A Goodbye to 2007…
Monday, December 31st, 2007I’ve always found New Year’s Eve to be really kind of freaky weird. On this one night, people get all nostalgic and misty eyed over the year’s passing and reminisce about its highlights and low-lights. There are those who had some great happenings and there are those who lived through bad things and tragedy. This is the day we vow to remember and move forward, or vow to forget and move forward – or maybe a little bit of both.
I’ve lived all my life in the New York metro area and have never attended a New Year’s Eve in Manhattan.

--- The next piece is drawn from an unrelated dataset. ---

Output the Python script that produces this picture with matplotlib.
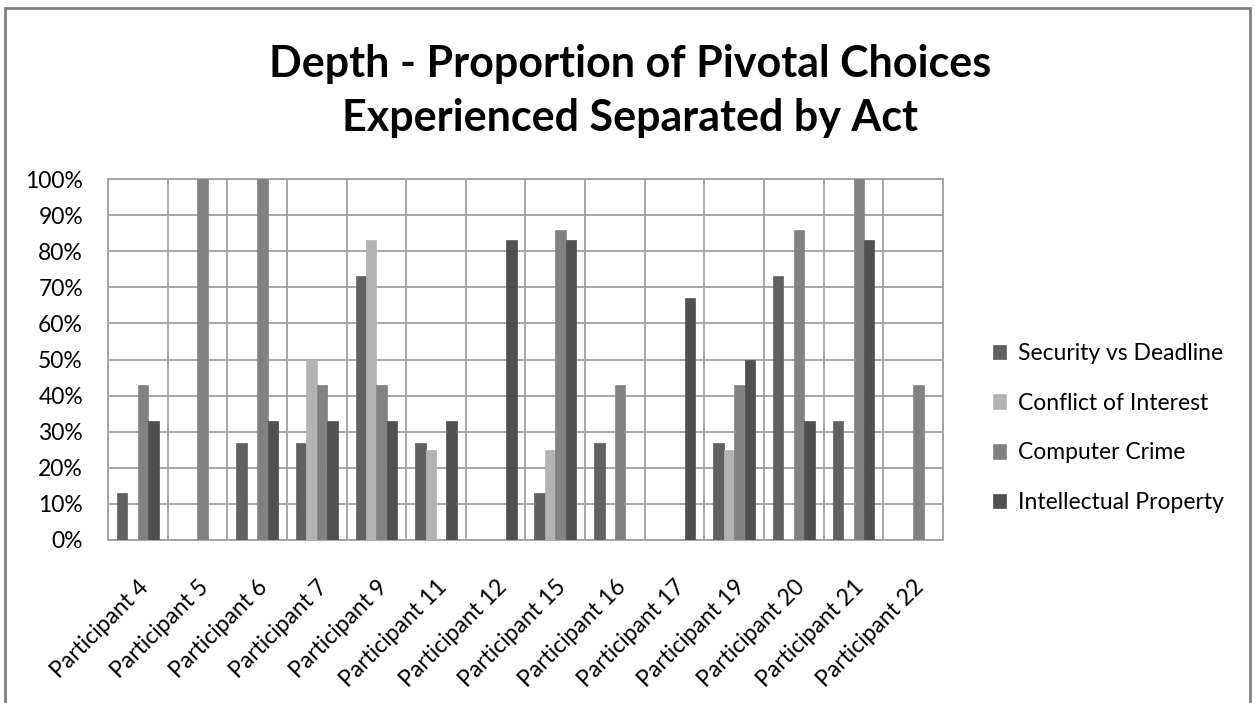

Quite frankly, those who go are basically all from outside of the NY area, and are truly out of their skulls. First of all, it’s generally freezing, raining or snowing that evening, all the stores are closed and there’s no where to take a leak but into your champagne bottle. Year’s back, the cavorting and the drinking in the streets was out of control. There were hoodlums who would bandy about copping free feels, then feeling it from the cops. But now with security at an all-time high, people are actually quadranted off into areas they must stay within – like ten thousand rats in a cage for 500, there is absolutely NO drinking – and if you have dark hair, a tan, and look like you might have had stewed goat and flat bread for breakfast, you’ll probably be getting fingerprinted in a makeshift terror wagon by a couple of dudes who look like Agent Smith from the Matrix. Go through ten hours of freezing your cojones off while folks all around are in a state of berserk hysteria – wearing glasses where the zeros are the eyeholes, and to see a big, lighted ball drop. How strangely festive.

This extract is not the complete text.